I don't give much chance to Hollywood's best efforts. Deep Impact and Armageddon are two recent films to deal with the subject. In one film, earth is saved by exploding an atom bomb on the asteroid. (I don’t know how earth was expected to miss the atomic clouds that might result, but luckily, in the movies you don’t have to deal with that.) In the other film, they can’t solve the problem and presumably human beings face extinction.

I don't think I would want those to be our only options. I personally would like the option of gently nudging earth out of the way of the threatening rock, and this would mean thrusters powerful enough to move the entire earth either higher, lower, faster or slower in its orbit around the Sun.

I suggest this would be our last resort because of the difficulties it would create. If we waited until the last minute and gave a mighty blast of our thrusters, we would likely lose our moon, and instantly rob ourselves of the wonders that all those satellites we've sent up do for us. In one burst, we would lose virtually all of the modern communications tools. We would lose television cable. Without GPS (Global Positioning Satellites) our ships would lose their way. I believe I read that the American navy has stopped teaching its navigators how to read their position from the stars.

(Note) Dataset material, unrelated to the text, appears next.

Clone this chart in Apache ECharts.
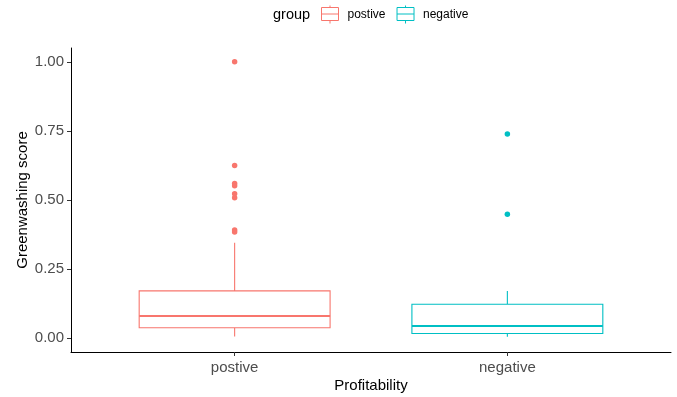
<!DOCTYPE html>
<html>
<head>
<meta charset="utf-8">
<script src="https://cdn.jsdelivr.net/npm/echarts@6/dist/echarts.min.js"></script>
<style>
  html, body { margin: 0; padding: 0; background: #fff; }
  #chart { width: 677px; height: 397px; }
</style>
</head>
<body>
<div id="chart"></div>
<script>
// Groups shown along the x axis
const categories = ['postive', 'negative'];
// Box statistics per group: [lower whisker, Q1, median, Q3, upper whisker]
const postiveStats = [0.006, 0.038, 0.080, 0.171, 0.345];
const negativeStats = [0.005, 0.017, 0.044, 0.123, 0.171];
// Points beyond the whiskers
const postiveOutliers = [1.0, 0.625, 0.56, 0.552, 0.523, 0.508, 0.391, 0.384];
const negativeOutliers = [0.739, 0.448];
// Y axis tick values
const yTicks = [0, 0.25, 0.5, 0.75, 1.0];

const colors = ['#F8766D', '#00BFC4'];
const statsList = [postiveStats, negativeStats];
const outlierList = [postiveOutliers, negativeOutliers];
const HALF_W = 0.35;
const FONT = '"Liberation Sans", Arial, sans-serif';

const legendIcon = 'path://M0,2L17,2L17,15L0,15ZM0,8.5L17,8.5M8.5,0L8.5,2M8.5,15L8.5,18';

function boxRenderer(color) {
  return function (params, api) {
    const x = api.value(0);
    const lo = api.value(1), q1 = api.value(2), med = api.value(3), q3 = api.value(4), hi = api.value(5);
    const pLo = api.coord([x, lo]);
    const pHi = api.coord([x, hi]);
    const pQ1L = api.coord([x - HALF_W, q1]);
    const pQ3R = api.coord([x + HALF_W, q3]);
    const pQ1 = api.coord([x, q1]);
    const pQ3 = api.coord([x, q3]);
    const pMedL = api.coord([x - HALF_W, med]);
    const pMedR = api.coord([x + HALF_W, med]);
    return {
      type: 'group',
      children: [
        { type: 'line', shape: { x1: pHi[0], y1: pHi[1], x2: pQ3[0], y2: pQ3[1] },
          style: { stroke: color, lineWidth: 1.1 } },
        { type: 'line', shape: { x1: pQ1[0], y1: pQ1[1], x2: pLo[0], y2: pLo[1] },
          style: { stroke: color, lineWidth: 1.1 } },
        { type: 'rect', shape: { x: pQ1L[0], y: pQ3R[1], width: pQ3R[0] - pQ1L[0], height: pQ1L[1] - pQ3R[1] },
          style: { fill: '#fff', stroke: color, lineWidth: 1.1 } },
        { type: 'line', shape: { x1: pMedL[0], y1: pMedL[1], x2: pMedR[0], y2: pMedR[1] },
          style: { stroke: color, lineWidth: 2 } }
      ]
    };
  };
}

const series = [];
categories.forEach(function (name, i) {
  series.push({
    name: name,
    type: 'custom',
    renderItem: boxRenderer(colors[i]),
    encode: { x: 0, y: [1, 2, 3, 4, 5] },
    data: [[i + 1].concat(statsList[i])],
    itemStyle: { color: colors[i] },
    z: 2
  });
  series.push({
    name: name,
    type: 'scatter',
    symbolSize: 5.5,
    itemStyle: { color: colors[i], opacity: 1 },
    data: outlierList[i].map(function (v) { return [i + 1, v]; }),
    z: 3
  });
});

const chart = echarts.init(document.getElementById('chart'), null, { renderer: 'canvas' });
chart.setOption({
  animation: false,
  backgroundColor: '#fff',
  grid: { left: 71, right: 6, top: 48, bottom: 45, containLabel: false, outerBoundsMode: 'none' },
  graphic: [{
    type: 'text', left: 273, top: 7,
    style: { text: 'group', font: '14.5px ' + FONT, fill: '#000' }
  }],
  legend: {
    left: 321, top: 5, padding: 0,
    itemWidth: 17, itemHeight: 18, itemGap: 11,
    selectedMode: false,
    textStyle: { fontFamily: FONT, fontSize: 12, color: '#000', padding: [0, 0, 0, 4] },
    data: categories.map(function (name, i) {
      return { name: name, icon: legendIcon,
        itemStyle: { color: 'transparent', borderColor: colors[i], borderWidth: 1 } };
    })
  },
  xAxis: {
    type: 'value', min: 0.4, max: 2.6,
    name: 'Profitability', nameLocation: 'middle', nameGap: 26, nameMoveOverlap: false,
    nameTextStyle: { fontFamily: FONT, fontSize: 15, color: '#000' },
    splitLine: { show: false },
    axisLine: { onZero: false, lineStyle: { color: '#000', width: 1 } },
    axisTick: { customValues: [1, 2], length: 4, lineStyle: { color: '#333' } },
    axisLabel: {
      customValues: [1, 2],
      formatter: function (v) { return categories[Math.round(v) - 1]; },
      fontFamily: FONT, fontSize: 15, color: '#4d4d4d', margin: 8
    }
  },
  yAxis: {
    type: 'value', min: -0.05, max: 1.05,
    name: 'Greenwashing score', nameLocation: 'middle', nameGap: 41, nameMoveOverlap: false,
    nameTextStyle: { fontFamily: FONT, fontSize: 15, color: '#000' },
    splitLine: { show: false },
    axisLine: { show: true, onZero: false, lineStyle: { color: '#000', width: 1 } },
    axisTick: { show: true, customValues: yTicks, length: 4, lineStyle: { color: '#333' } },
    axisLabel: {
      customValues: yTicks,
      formatter: function (v) { return v.toFixed(2); },
      fontFamily: FONT, fontSize: 15, color: '#4d4d4d', margin: 7
    }
  },
  series: series
});
</script>
</body>
</html>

It would be really ugly if we lost our moon. First of all, we would sling it off into who knows where, as we exited our position. Think of what it would do to love and romance to have no moonlight in the evening. And, getting back to even more real loss, think of all the undersea life that depends on the rising and falling of the tides. Think of the rinsing and cleaning process that occurs in harbors everywhere as the tides come in and sweep out.

If a moon-sized piece of space debris is on a collision course with earth, and we have to get out of the way, hopefully we'll have a number of years to get ready. If we have a lot of time, we wouldn't need to give a great burst of thrust to avoid the collision. If we used continuous thrusts with very gentle pushes, we might move slowly enough that we could keep our moon with us, (albeit in a less than circular orbit.) We might also be able to keep many of our satellites with us, but I think we would be wise to prepare backup satellites ready to launch if we have to take this course.

Notice one more thing as you think of a giant thrust big enough to effect earth's orbit. It's hard to imagine anyone crazy enough to take such an action. But, suppose a rogue state, with third world disadvantages, decided to rid the west of it's military and economic advantages. I can't think of a simpler way than building a thruster strong enough to make earth exit its orbit. In one effort, the Western Military would be blinded, deafened, and unable to communicate. The Western economies would be crippled by the loss of the computer networking, and the satellite communications and television capabilities. One assumes the major energies of those nations with evolved economies would make their first priority the readjustment of the orbit to contain the damage such a ill conceived orbit shift might have on earth's climate. In other words, all the work would have to focus on repair of the damage, and reconstruction of the lost capabilities.

This is one of many reasons that we must make all possible efforts to avoid thruster wars.